Las pequeñas rivalidades que se han dado siempre entre Huesca y Barbastro, -como suele suceder con los lugares vecinos- fueron motivo de algunas bromas, que se reiteraron a lo largo de los años. Me decía, por ejemplo, algo así: "Tú eres de Huesca -a veces decía de Huesqueta-, un pueblo de la provincia de Barbastro. La capital es Barbastro, de donde yo soy". Y yo le contestaba en el mismo tono, diciéndole que lo sentía mucho, pero que era al revés, y que Barbastro tenía menos de la mitad de habitantes que Huesca, aunque reconocía que entre los ríos Isuela y Vero había poca diferencia. Nos reíamos bastante con estas cosas. Otras veces me contaba que tenía una tía monja, Cruz Albás, hermana de su madre, que estaba en el Carmen de Huesca.

Los residentes de Jenner que éramos de la Obra disponíamos de pocas oportunidades para hablar entre nosotros o con el Padre. Una de ellas era bajar a merendar al piso primero. Los demás residentes resolvían la merienda con paquetes de alimentos que les enviaban sus familias o salían a algún bar, pero si nosotros recibíamos comida, la entregábamos enseguida y evitábamos hacer gastos innecesarios. Eran años de hambre en España, años duros, con racionamientos muy estrictos de los alimentos, que resultaban insuficientes para nuestra edad estudiantil. Por eso, Carmen, la hermana del Padre, se desvivía para aprovechar el escaso sobrante de las comidas y nos lo preparaba, bien aliñado y presentado, como merienda. Podíamos entonces saludar un momento a doña Dolores, madre del Padre, y a Carmen.

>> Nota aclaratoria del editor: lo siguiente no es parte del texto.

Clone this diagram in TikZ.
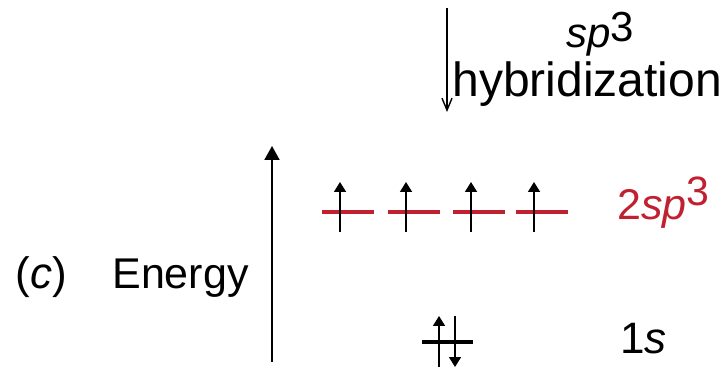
\documentclass[tikz,border=0pt]{standalone}
\usepackage{fontspec}
\setmainfont{Liberation Sans}
\usetikzlibrary{positioning}
\usetikzlibrary{arrows.meta}
\definecolor{orbred}{RGB}{192,32,48}

\begin{document}
\begin{tikzpicture}[x=0.5pt, y=-0.5pt,
    level/.style={line width=2pt},
    spin/.style={line width=0.8pt, -{Triangle[width=6pt, length=5pt]}},
    lbl/.style={inner sep=0pt, anchor=base west}]
    \useasboundingbox (0,0) rectangle (726,367);

    \node[lbl, font=\fontsize{22}{26}\selectfont] (tag) at (15,289) {(\textit{c})};
    \node[lbl, font=\fontsize{21.5}{26}\selectfont] (energy) at (112,289) {Energy};
    \coordinate (axbot) at (272,362);
    \coordinate (axtop) at (272,146);
    \draw[line width=1pt, -{Triangle[width=7.5pt, length=7pt]}] (axbot) -- (axtop);

    \coordinate (hytop) at (447,8);
    \coordinate (hybot) at (447,112);
    \draw[line width=0.7pt, -{Straight Barb[width=5pt, length=6pt]}] (hytop) -- (hybot);
    \node[lbl, font=\fontsize{21}{26}\selectfont] (sp) at (566,48)
        {\textit{sp}\raisebox{3pt}{\fontsize{21}{24}\selectfont 3}};
    \node[lbl, font=\fontsize{24}{28}\selectfont] (hyb) at (452,97) {hybridization};

    \foreach \x [count=\i] in {322,388,453,516} {
        \draw[level, orbred] (\x,212) -- ++(52,0);
        \coordinate (up\i a) at (\x+18,232);
        \coordinate (up\i b) at (\x+18,182);
        \draw[spin] (up\i a) -- (up\i b);
    }
    \node[lbl, font=\fontsize{21.5}{26}\selectfont, text=orbred] (hyblevel) at (617,220)
        {2\textit{sp}\raisebox{7pt}{\fontsize{20.5}{24}\selectfont 3}};

    \draw[level] (422,342) -- (473,342);
    \coordinate (ua) at (439,367);
    \coordinate (ub) at (439,316);
    \coordinate (da) at (455,316);
    \coordinate (db) at (455,367);
    \draw[spin] (ua) -- (ub);
    \draw[spin] (da) -- (db);
    \node[lbl, font=\fontsize{22}{26}\selectfont] (onelevel) at (620,353) {1\textit{s}};
\end{tikzpicture}
\end{document}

En esos ratos de merienda, comentábamos cómo avanzaba la labor apostólica en Madrid y en las diversas ciudades en que había comenzado. Cuando estaba el Padre en ese piso y nos oía, solía unirse a nosotros y nos animaba a que comiéramos sin timideces. Nos hablaba de la Obra y del servicio que prestaría a la Iglesia, siempre en medio de bromas y de mucho cariño. Nosotros, estudiantillos bastante jóvenes, nos veíamos inútiles para lograr lo que el Padre decía, y, sin embargo, estábamos seguros de que Dios quería todo eso, que el Padre era el instrumento escogido por el Señor para llevarlo a cabo, y que, si no estorbábamos demasiado la acción de Dios, contribuiríamos de algún modo a que aquello se hiciera realidad. Esos minutos nos ayudaban a enamorarnos del Opus Dei y fortalecían los vínculos humanos y sobrenaturales entre nosotros. Y, por supuesto, también calmaban el hambre.

El amor del Padre por sus hijos quedaba especialmente de manifiesto cuando caíamos enfermos. Recuerdo con qué desvelo y cariño nos pidió que encomendáramos a José María Hernández Garnica el tiempo que pasó en grave estado durante 1940. Desde pequeño le había quedado atrofiado un riñón, que comenzó entonces a crearle problemas tan serios que exigieron su extirpación. Durante los meses siguientes no acababa de ponerse bien y se agravó de nuevo hacia el 19 de noviembre. El Padre sufría y se desvivía por aquel hijo suyo; se notaba que le quería con toda su alma y buscaba el apoyo de nuestra oración para conseguir del Señor que todo fuera bien y se restableciera, como así sucedió.